■ **What you need to do**:
Would you retype, exactly and without the pictures, the lines between the line holding "Convert this chart to Apache ECharts code." and the line holding "var myChart = echarts.init(dom);", inclusive, and nothing else?

■ **The records**:
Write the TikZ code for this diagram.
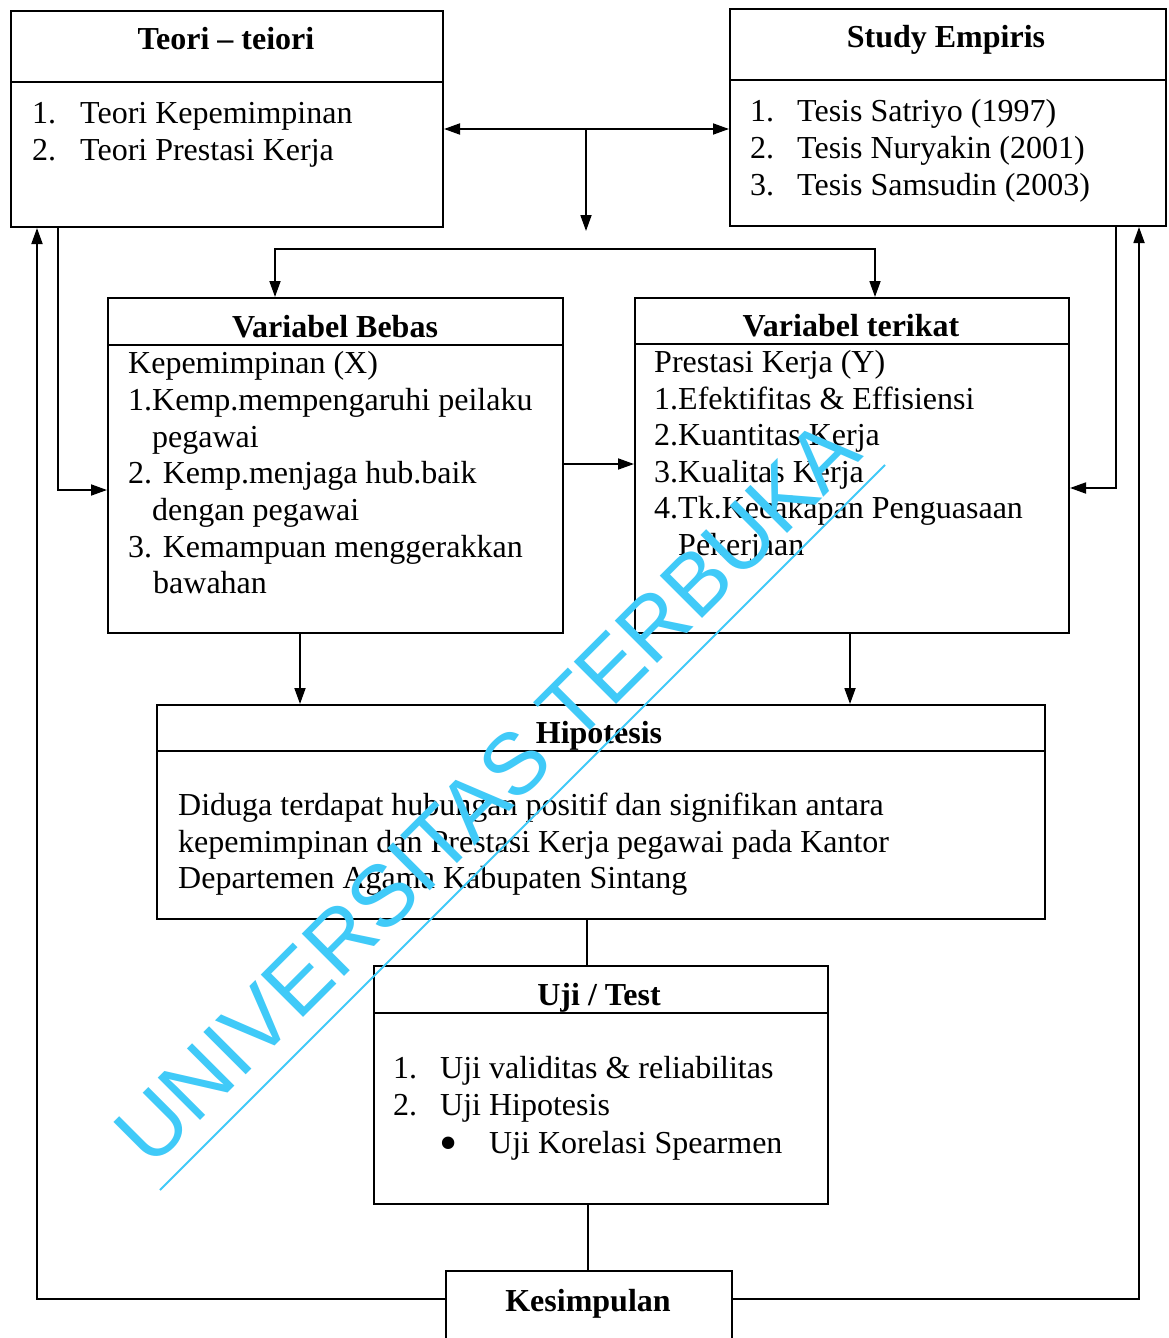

--

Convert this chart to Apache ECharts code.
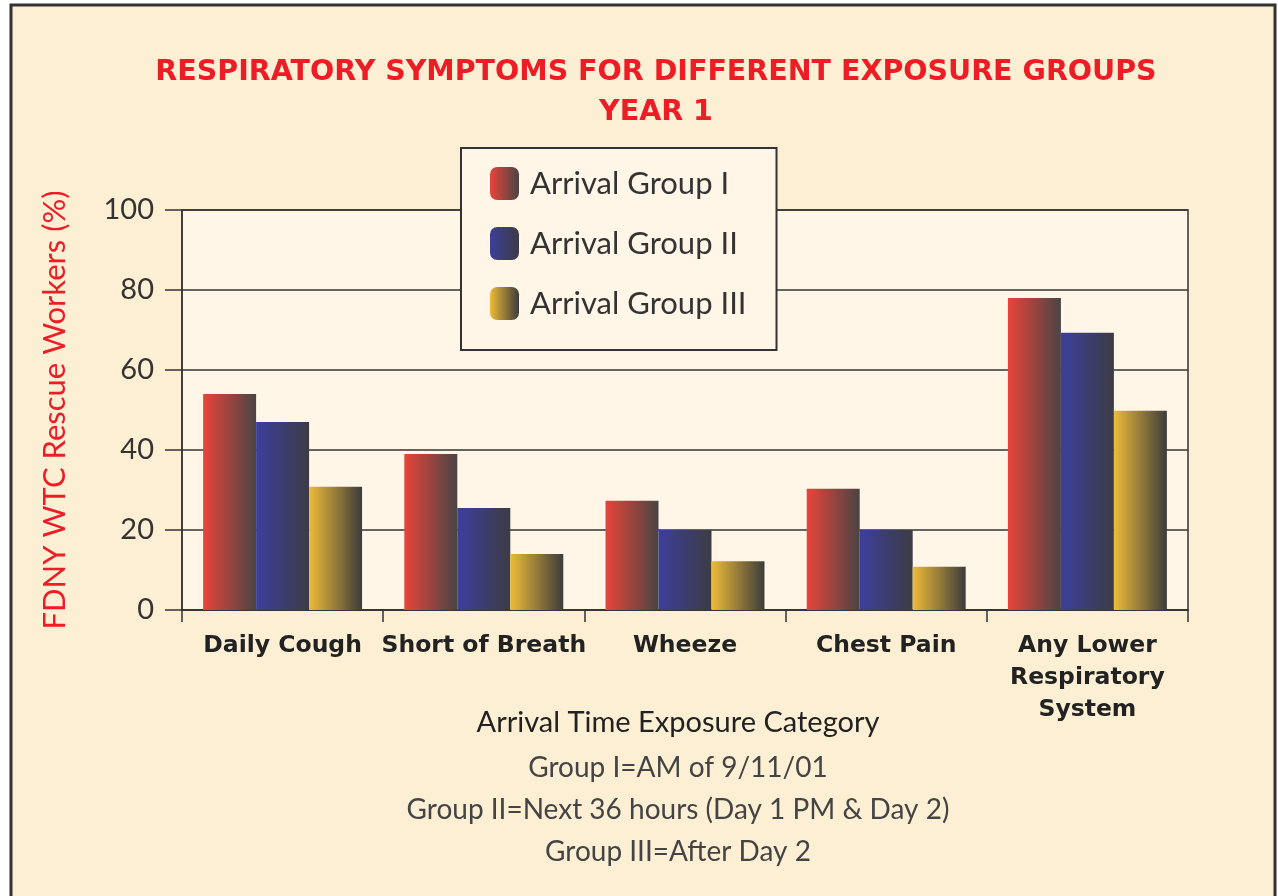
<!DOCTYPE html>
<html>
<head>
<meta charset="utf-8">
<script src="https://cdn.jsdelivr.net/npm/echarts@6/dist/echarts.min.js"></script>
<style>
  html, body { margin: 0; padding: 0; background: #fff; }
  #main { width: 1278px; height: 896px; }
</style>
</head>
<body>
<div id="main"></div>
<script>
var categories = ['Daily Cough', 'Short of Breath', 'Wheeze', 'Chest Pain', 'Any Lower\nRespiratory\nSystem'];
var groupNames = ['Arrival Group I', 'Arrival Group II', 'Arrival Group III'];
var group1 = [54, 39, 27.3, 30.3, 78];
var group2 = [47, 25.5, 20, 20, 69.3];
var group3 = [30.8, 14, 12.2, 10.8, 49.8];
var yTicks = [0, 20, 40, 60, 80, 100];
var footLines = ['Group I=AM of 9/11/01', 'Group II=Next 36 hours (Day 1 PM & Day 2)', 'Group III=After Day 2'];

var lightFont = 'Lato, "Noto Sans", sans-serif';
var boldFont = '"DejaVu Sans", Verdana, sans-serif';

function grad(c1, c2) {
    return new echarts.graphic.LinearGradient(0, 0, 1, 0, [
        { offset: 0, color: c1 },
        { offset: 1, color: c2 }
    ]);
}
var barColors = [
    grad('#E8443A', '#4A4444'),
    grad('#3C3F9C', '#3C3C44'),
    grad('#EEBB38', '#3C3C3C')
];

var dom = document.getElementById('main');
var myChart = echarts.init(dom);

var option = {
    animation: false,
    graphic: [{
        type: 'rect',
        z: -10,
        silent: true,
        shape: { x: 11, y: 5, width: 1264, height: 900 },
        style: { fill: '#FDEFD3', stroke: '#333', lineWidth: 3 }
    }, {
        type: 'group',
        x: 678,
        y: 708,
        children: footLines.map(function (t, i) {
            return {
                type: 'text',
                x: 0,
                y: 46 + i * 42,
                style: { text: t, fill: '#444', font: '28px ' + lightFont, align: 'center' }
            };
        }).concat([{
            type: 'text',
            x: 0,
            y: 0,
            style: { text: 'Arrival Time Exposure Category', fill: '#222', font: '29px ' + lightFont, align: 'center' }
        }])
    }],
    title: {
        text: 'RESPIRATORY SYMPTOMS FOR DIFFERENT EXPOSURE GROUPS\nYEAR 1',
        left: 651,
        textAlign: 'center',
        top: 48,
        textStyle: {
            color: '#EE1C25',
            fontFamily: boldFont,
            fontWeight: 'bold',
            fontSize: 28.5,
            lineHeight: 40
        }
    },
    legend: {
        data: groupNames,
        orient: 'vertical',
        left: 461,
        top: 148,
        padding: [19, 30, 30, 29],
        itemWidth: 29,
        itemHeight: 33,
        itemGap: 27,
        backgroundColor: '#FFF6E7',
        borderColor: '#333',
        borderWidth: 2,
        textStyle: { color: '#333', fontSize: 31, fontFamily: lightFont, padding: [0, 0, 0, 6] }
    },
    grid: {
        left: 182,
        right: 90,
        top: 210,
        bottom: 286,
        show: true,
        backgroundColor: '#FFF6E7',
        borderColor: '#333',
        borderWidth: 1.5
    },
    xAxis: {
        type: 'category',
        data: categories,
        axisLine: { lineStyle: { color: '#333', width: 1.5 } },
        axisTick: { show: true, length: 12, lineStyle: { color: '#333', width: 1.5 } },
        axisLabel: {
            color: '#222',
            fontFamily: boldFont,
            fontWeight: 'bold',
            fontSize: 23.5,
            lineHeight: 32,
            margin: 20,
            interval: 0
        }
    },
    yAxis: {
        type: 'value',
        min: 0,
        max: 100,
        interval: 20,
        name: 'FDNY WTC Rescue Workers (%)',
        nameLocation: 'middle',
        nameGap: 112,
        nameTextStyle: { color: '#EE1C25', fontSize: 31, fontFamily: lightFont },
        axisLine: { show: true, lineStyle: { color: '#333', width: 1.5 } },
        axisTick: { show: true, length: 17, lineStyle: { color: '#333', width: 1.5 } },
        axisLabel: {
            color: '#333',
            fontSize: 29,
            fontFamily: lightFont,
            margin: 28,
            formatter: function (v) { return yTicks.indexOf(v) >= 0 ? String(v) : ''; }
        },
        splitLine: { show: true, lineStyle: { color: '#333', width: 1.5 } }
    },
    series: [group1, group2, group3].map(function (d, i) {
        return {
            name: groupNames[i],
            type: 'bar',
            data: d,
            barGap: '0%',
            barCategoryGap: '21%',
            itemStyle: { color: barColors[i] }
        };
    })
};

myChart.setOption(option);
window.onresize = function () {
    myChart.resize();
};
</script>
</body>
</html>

■ **Answer in full**:
Convert this chart to Apache ECharts code.
<!DOCTYPE html>
<html>
<head>
<meta charset="utf-8">
<script src="https://cdn.jsdelivr.net/npm/echarts@6/dist/echarts.min.js"></script>
<style>
  html, body { margin: 0; padding: 0; background: #fff; }
  #main { width: 1278px; height: 896px; }
</style>
</head>
<body>
<div id="main"></div>
<script>
var categories = ['Daily Cough', 'Short of Breath', 'Wheeze', 'Chest Pain', 'Any Lower\nRespiratory\nSystem'];
var groupNames = ['Arrival Group I', 'Arrival Group II', 'Arrival Group III'];
var group1 = [54, 39, 27.3, 30.3, 78];
var group2 = [47, 25.5, 20, 20, 69.3];
var group3 = [30.8, 14, 12.2, 10.8, 49.8];
var yTicks = [0, 20, 40, 60, 80, 100];
var footLines = ['Group I=AM of 9/11/01', 'Group II=Next 36 hours (Day 1 PM & Day 2)', 'Group III=After Day 2'];

var lightFont = 'Lato, "Noto Sans", sans-serif';
var boldFont = '"DejaVu Sans", Verdana, sans-serif';

function grad(c1, c2) {
    return new echarts.graphic.LinearGradient(0, 0, 1, 0, [
        { offset: 0, color: c1 },
        { offset: 1, color: c2 }
    ]);
}
var barColors = [
    grad('#E8443A', '#4A4444'),
    grad('#3C3F9C', '#3C3C44'),
    grad('#EEBB38', '#3C3C3C')
];

var dom = document.getElementById('main');
var myChart = echarts.init(dom);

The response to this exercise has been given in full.